October 20, 2006

TIDELAND: English Director, American Writer, Telefilm Canada Loses $7.6-million

(Toronto) TIDELAND, the latest misfire from English director Terry Gilliam and based on American author Mitch Cullin’s novel of the same name set in Texas, has recently been released from Capri films and is being savaged by the film critics. But that aside, the worst thing about the film is that it is being trotted out as a shameful Telefilm-funded film by the critics.

I put on the brakes there and backed up, as should anybody reading this. Wait a minute. Telefilm exists to fund Canadian stories and culture, right? That’s their mandate. Telefilm exists to assist Canadian filmmakers to tell Canadian stories, Canadian writers, Canadian directors. What in hell is going on here? Why did Telefilm fund Tideland?

I looked up the film on Telefilm’s website and was astonished to find, in their investment report, that they had spent some (or rather WE had spent ) something like -- what the hell? -- $7,681,913 on this film? Please, somebody check my figures here from the Investment Reports section of Telefilm’s website and typing in the title Tideland in the production title space at the bottom.

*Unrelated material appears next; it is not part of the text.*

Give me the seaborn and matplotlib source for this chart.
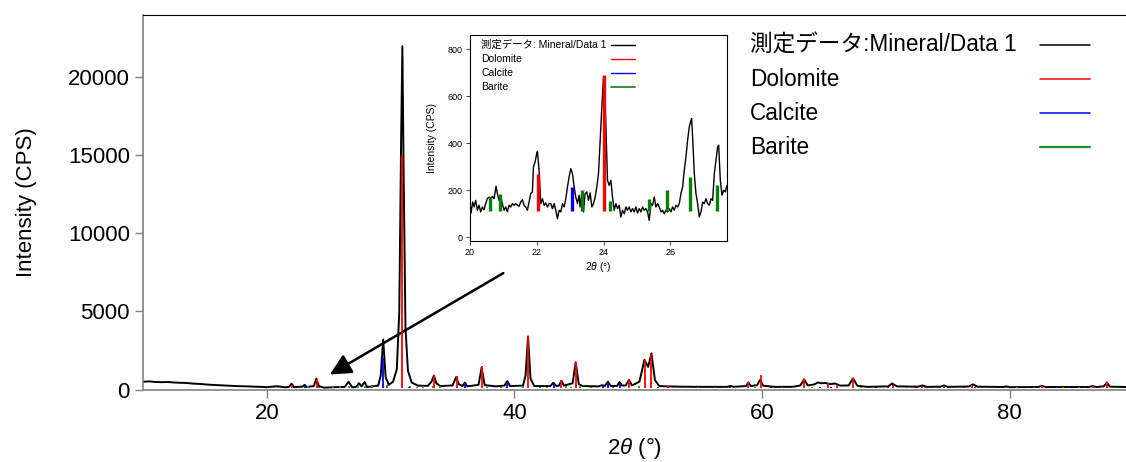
"""
XRD pattern with reference sticks (Dolomite / Calcite / Barite) and a zoomed inset.
"""

import numpy as np
import matplotlib
matplotlib.use('Agg')
import matplotlib.pyplot as plt
import seaborn as sns
from matplotlib.lines import Line2D

# ---------------------------------------------------------------------------
# Data

# measured pattern, full range (2theta in deg, intensity in CPS)
scan_x = [10.0, 10.5, 11.0, 11.5, 12.0, 12.5, 13.0, 13.5, 14.0, 14.5, 15.0, 15.5,
          16.0, 16.5, 17.0, 17.5, 18.0, 18.5, 19.0, 19.5, 20.0, 20.8, 21.5, 21.8,
          22.0, 22.2, 22.9, 23.05, 23.2, 23.8, 24.0, 24.2, 24.6, 26.3, 26.6, 26.9,
          27.2, 27.45, 27.65, 27.9, 28.1, 29.0, 29.2, 29.4, 29.6, 29.85, 30.2, 30.5,
          30.7, 30.85, 30.95, 31.05, 31.2, 31.4, 31.7, 32.2, 33.0, 33.3, 33.5, 33.7,
          34.0, 35.0, 35.3, 35.5, 35.8, 36.0, 36.2, 37.1, 37.35, 37.6, 38.5, 39.2,
          39.42, 39.65, 40.7, 40.9, 41.1, 41.3, 41.6, 42.9, 43.15, 43.4, 43.6, 43.8,
          44.0, 44.7, 44.95, 45.2, 45.5, 46.8, 47.1, 47.3, 47.55, 47.8, 48.3, 48.5,
          48.7, 49.0, 49.25, 49.5, 50.1, 50.5, 50.8, 51.07, 51.35, 51.7, 52.35, 53.5,
          55.0, 57.2, 57.45, 57.7, 58.7, 58.9, 59.1, 59.6, 59.85, 60.1, 61.0, 62.5,
          63.1, 63.4, 63.7, 64.2, 64.5, 64.8, 65.1, 65.5, 65.9, 66.3, 67.0, 67.35,
          67.7, 68.5, 70.2, 70.5, 70.9, 72.6, 72.95, 73.3, 74.4, 74.7, 75.0, 76.7,
          77.05, 77.4, 79.5, 79.75, 80.0, 82.3, 82.6, 82.9, 86.4, 86.7, 87.0, 87.6,
          87.85, 88.1, 89.4]
scan_y = [500, 520, 480, 470, 480, 450, 430, 420, 380, 360, 330, 300,
          280, 260, 240, 220, 210, 200, 180, 170, 150, 210, 140, 170,
          370, 150, 190, 300, 160, 220, 700, 220, 120, 170, 500, 140,
          160, 400, 200, 480, 160, 250, 900, 3200, 800, 300, 500, 1300,
          5000, 16000, 22000, 14000, 4000, 1200, 450, 250, 230, 500, 900, 400,
          220, 260, 800, 350, 220, 440, 200, 300, 1400, 280, 200, 250,
          540, 220, 250, 900, 3400, 700, 220, 220, 430, 220, 250, 560,
          250, 400, 1750, 350, 220, 200, 280, 220, 500, 220, 230, 480,
          250, 260, 620, 260, 500, 1900, 1450, 2320, 600, 220, 200, 180,
          170, 170, 230, 170, 220, 450, 220, 280, 620, 240, 170, 170,
          260, 650, 260, 320, 450, 400, 420, 350, 380, 250, 260, 720,
          240, 170, 200, 390, 200, 180, 260, 170, 180, 260, 170, 190,
          330, 180, 160, 200, 150, 160, 230, 160, 160, 220, 160, 200,
          450, 180, 160]

# measured pattern, zoomed region 20-27.7 deg
zoom_x = [20.00, 20.03, 20.08, 20.12, 20.17, 20.22, 20.27, 20.32, 20.37, 20.42, 20.47,
          20.52, 20.57, 20.62, 20.67, 20.72, 20.78, 20.82, 20.87, 20.92, 20.97, 21.02,
          21.07, 21.12, 21.17, 21.22, 21.27, 21.32, 21.37, 21.42, 21.47, 21.52, 21.57,
          21.62, 21.67, 21.72, 21.77, 21.82, 21.87, 21.90, 21.95, 22.00, 22.02, 22.07,
          22.12, 22.17, 22.22, 22.27, 22.32, 22.37, 22.42, 22.47, 22.52, 22.57, 22.62,
          22.67, 22.72, 22.77, 22.82, 22.87, 22.92, 22.97, 23.02, 23.07, 23.12, 23.17,
          23.22, 23.27, 23.30, 23.35, 23.40, 23.45, 23.50, 23.55, 23.60, 23.65, 23.70,
          23.75, 23.80, 23.85, 23.90, 23.95, 24.00, 24.03, 24.07, 24.12, 24.17, 24.22,
          24.27, 24.32, 24.37, 24.42, 24.47, 24.52, 24.57, 24.62, 24.67, 24.72, 24.77,
          24.82, 24.87, 24.92, 24.97, 25.02, 25.07, 25.12, 25.17, 25.22, 25.27, 25.32,
          25.37, 25.42, 25.47, 25.52, 25.57, 25.62, 25.67, 25.72, 25.77, 25.82, 25.87,
          25.92, 25.97, 26.02, 26.07, 26.12, 26.17, 26.22, 26.27, 26.32, 26.37, 26.42,
          26.47, 26.52, 26.57, 26.62, 26.64, 26.67, 26.72, 26.77, 26.82, 26.87, 26.92,
          26.97, 27.02, 27.07, 27.12, 27.17, 27.22, 27.27, 27.32, 27.37, 27.42, 27.45,
          27.50, 27.55, 27.60, 27.65, 27.70]
zoom_y = [142, 102, 149, 128, 156, 114, 135, 107, 128, 116, 142,
          163, 170, 163, 173, 163, 216, 185, 156, 173, 142, 114,
          128, 107, 135, 128, 142, 135, 142, 135, 131, 149, 159,
          135, 128, 114, 149, 185, 192, 298, 320, 355, 365, 284,
          142, 163, 135, 145, 128, 142, 142, 121, 142, 114, 78,
          114, 107, 142, 128, 163, 213, 256, 291, 270, 213, 170,
          142, 178, 128, 185, 107, 185, 192, 156, 188, 128, 142,
          170, 213, 270, 412, 554, 682, 668, 483, 241, 220, 241,
          170, 114, 142, 121, 135, 85, 114, 99, 128, 114, 128,
          107, 121, 107, 128, 102, 121, 107, 128, 114, 121, 107,
          71, 142, 135, 170, 128, 142, 128, 107, 114, 99, 114,
          107, 121, 107, 128, 114, 135, 128, 142, 185, 213, 284,
          341, 412, 469, 497, 504, 426, 270, 185, 142, 85, 107,
          149, 142, 163, 142, 135, 163, 156, 270, 327, 384, 391,
          241, 178, 199, 192, 220]

# reference sticks: positions (deg) and top intensity (CPS)
dolomite_pos = [22.03, 24.02, 30.94, 33.54, 35.33, 37.36, 41.13, 43.8, 44.94, 49.26,
                50.53, 51.06, 52.4, 58.9, 59.9, 63.4, 65.3, 66.05, 67.35, 70.55,
                72.95, 74.7, 77.0, 78.6, 79.75, 82.6, 86.7, 87.85]
dolomite_top = [270, 690, 15000, 900, 870, 1500, 3400, 600, 1750, 650,
                1900, 2300, 200, 450, 900, 650, 420, 300, 720, 300,
                230, 230, 260, 150, 180, 200, 200, 460]
calcite_pos = [23.05, 29.4, 31.45, 35.97, 39.42, 43.16, 47.12, 47.52, 48.52, 56.6,
               57.4, 60.7, 61.0, 64.7, 65.6, 69.2, 70.2, 72.4, 73.7, 76.3,
               77.2, 81.5, 83.8, 84.8, 86.1]
calcite_top = [215, 2000, 150, 400, 450, 380, 250, 420, 420, 150,
               180, 130, 120, 150, 130, 150, 140, 130, 140, 160,
               130, 150, 150, 140, 150]
barite_pos = [20.6, 20.9, 23.35, 24.2, 25.35, 25.9, 26.6, 27.4, 27.9, 28.5,
              29.7, 31.6, 32.1, 32.6, 33.4, 34.0, 37.8, 38.9, 40.7, 42.1,
              42.6, 44.2, 44.6, 45.3, 46.2, 48.0, 50.1, 51.6, 52.8, 53.9,
              54.8, 56.2, 57.8, 59.4, 61.6, 62.5, 64.0, 65.6, 68.0, 69.0,
              71.6, 73.2, 75.8, 78.1, 80.6, 82.0, 84.3, 85.6, 88.5]
barite_top = [170, 185, 200, 155, 160, 200, 255, 220, 250, 200,
              300, 200, 180, 200, 230, 200, 180, 160, 200, 180,
              160, 200, 180, 200, 160, 180, 200, 170, 160, 150,
              150, 160, 170, 160, 150, 150, 170, 160, 150, 150,
              150, 150, 150, 150, 150, 150, 150, 150, 150]
stick_base = 110

main_xticks = [20, 40, 60, 80]
main_yticks = [0, 5000, 10000, 15000, 20000]
zoom_xticks = [20, 22, 24, 26]
zoom_yticks = [0, 200, 400, 600, 800]

labels = ['測定データ:Mineral/Data 1', 'Dolomite', 'Calcite', 'Barite']
zoom_labels = ['測定データ: Mineral/Data 1', 'Dolomite', 'Calcite', 'Barite']

# ---------------------------------------------------------------------------
# Style

sns.set_style("ticks")
plt.rcParams['font.family'] = ['Liberation Sans', 'Noto Sans CJK JP', 'DejaVu Sans']
plt.rcParams['mathtext.fontset'] = 'custom'
plt.rcParams['mathtext.rm'] = 'Liberation Sans'
plt.rcParams['mathtext.it'] = 'Liberation Sans:italic'
plt.rcParams['text.color'] = 'k'
plt.rcParams['axes.labelcolor'] = 'k'

RED = '#ff0000'
BLUE = '#0000ff'
GREEN = '#1f8f1f'
GREY = '#808080'
W, H = 1126, 462

fig = plt.figure(figsize=(W / 100, H / 100), dpi=100)
ax = fig.add_axes([143 / W, 1 - 389.5 / H, 1 - 143 / W, (389.5 - 15) / H])


def fig_legend(labels, colors, lws, x_text, x_line, rows_y, fontsize):
    # legend drawn by hand: text left aligned, line sample on the right (pixel coords)
    for lab, col, lw, py in zip(labels, colors, lws, rows_y):
        fig.text(x_text / W, 1 - py / H, lab, ha='left', va='center', fontsize=fontsize)
        fig.add_artist(Line2D([x_line[0] / W, x_line[1] / W], [1 - py / H, 1 - py / H],
                              color=col, lw=lw, transform=fig.transFigure))


# ---------------------------------------------------------------------------
# Main plot

sns.lineplot(x=scan_x, y=scan_y, ax=ax, color='k', lw=1.4, estimator=None, sort=False, zorder=2)
ax.vlines(barite_pos, stick_base, barite_top, color=GREEN, lw=1.3, zorder=3)
ax.vlines(calcite_pos, stick_base, calcite_top, color=BLUE, lw=1.3, zorder=3)
ax.vlines(dolomite_pos, stick_base, dolomite_top, color=RED, lw=1.3, zorder=4)

ax.set_xlim(10, 89.4)
ax.set_ylim(0, 24000)
ax.set_xticks(main_xticks)
ax.set_yticks(main_yticks)
ax.tick_params(labelsize=16, length=6, width=1, color=GREY, labelcolor='k', direction='out')
ax.set_xlabel(r'2$\it{\theta}$ (°)', fontsize=16, labelpad=8)
ax.set_ylabel('Intensity (CPS)', fontsize=16, labelpad=22)

ax.spines['right'].set_visible(False)
ax.spines['top'].set_color('k')
ax.spines['left'].set_color(GREY)
ax.spines['bottom'].set_color(GREY)
ax.spines['left'].set_linewidth(1.2)
ax.spines['bottom'].set_linewidth(1.2)

fig_legend(labels, ['k', RED, BLUE, GREEN], [1.1, 1.1, 1.1, 1.6],
           750, (1040, 1090), [45, 79, 113, 147], 16.3)

# arrow pointing from the inset to the zoomed region
ax.annotate('', xy=(24.9, 870), xytext=(39.3, 7550),
            arrowprops=dict(arrowstyle='-|>', color='k', lw=1.8, mutation_scale=32))

# ---------------------------------------------------------------------------
# Inset

ins = fig.add_axes([470 / W, 1 - 241 / H, 257 / W, 206 / H])
sns.lineplot(x=zoom_x, y=zoom_y, ax=ins, color='k', lw=1.0, estimator=None, sort=False, zorder=2)
ins.vlines(barite_pos, stick_base, barite_top, color='#008000', lw=2.4, zorder=3)
ins.vlines(calcite_pos, stick_base, calcite_top, color=BLUE, lw=2.4, zorder=3)
ins.vlines(dolomite_pos, stick_base, dolomite_top, color=RED, lw=2.4, zorder=4)

ins.set_xlim(20, 27.7)
ins.set_ylim(-17, 860)
ins.set_xticks(zoom_xticks)
ins.set_yticks(zoom_yticks)
ins.tick_params(labelsize=6.5, length=3, width=0.6, labelcolor='k', direction='out', pad=2)
ins.set_xlabel(r'2$\it{\theta}$ (°)', fontsize=7.5, labelpad=2)
ins.set_ylabel('Intensity (CPS)', fontsize=7.5, labelpad=8)
for s in ins.spines.values():
    s.set_color('k')
    s.set_linewidth(0.8)

fig_legend(zoom_labels, ['k', RED, BLUE, GREEN], [1.0, 1.0, 1.0, 1.3],
           481, (611, 635), [45, 59, 73, 87], 7.5)

fig.savefig('out.png', dpi=100)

http://www.telefilm.gc.ca/01/18.asp

This is completely ridiculous. One can only guess this is a result of Telefilm's Envelope system, but aren't there any restrictions at all on that requiring it be spent on a Canadian film? It’s a disastrous situation when one can imagine that likely the funding for perhaps three or more features created by, written by, and directed by English Canadians, could have been made instead of this? Keeping in mind that $2-million from Telefilm usually triggers equal amounts or more from other sources. Speaking of which, it will be horrifying to see how much money came out of Provincial Ontario and Saskatchewan’s money towards financing.

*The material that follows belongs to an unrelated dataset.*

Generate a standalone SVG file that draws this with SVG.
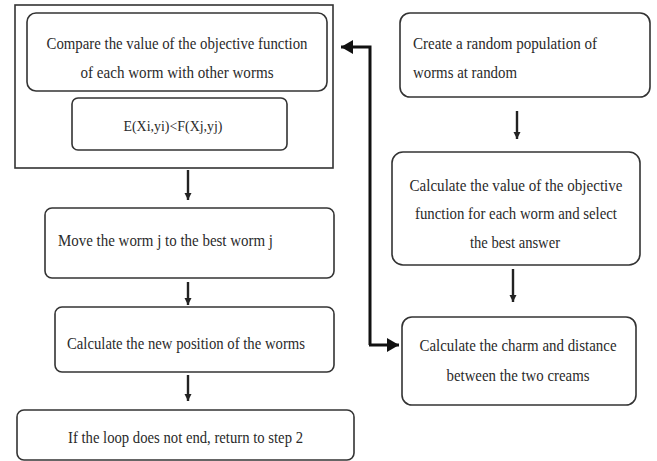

I have yet to see it, and doubt I will bother as I find Gilliam’s love affair with the fish-eye lens extremely annoying and believe he’s the most over-rated director in the history of cinema. Though the Monty sketch comedy style stuff is certainly funny. But the only joke is on us here.

People need to be held accountable for this. It is reprehensible enough to have Canadian producers like Robert Lantos hanging out on yachts in the Greek islands filming his latest non-Canadian Telefilm-funded disaster like he did this summer, but this is beyond even that, incredibly enough.

The real potential tragedy here is that people with the power to do something will interpret this wrong. They may just see it as gruesome “horror movie” with no redeeming features and that Telefilm shouldn’t be funding genre films. That’s where this film has the potential to become a double edge sword. OF COURSE Telefilm should be funding genre films. Canadians love genre films. The big successes in English Canadian film’s history that English Canadian audiences embraced were genre films. But now we’ve got an English director who is on a terrible string of disasters, making another pointless film, based on an American’s novel, and this could be more damaging for English Canadian film than just the misguided initial investment. It is bizarre.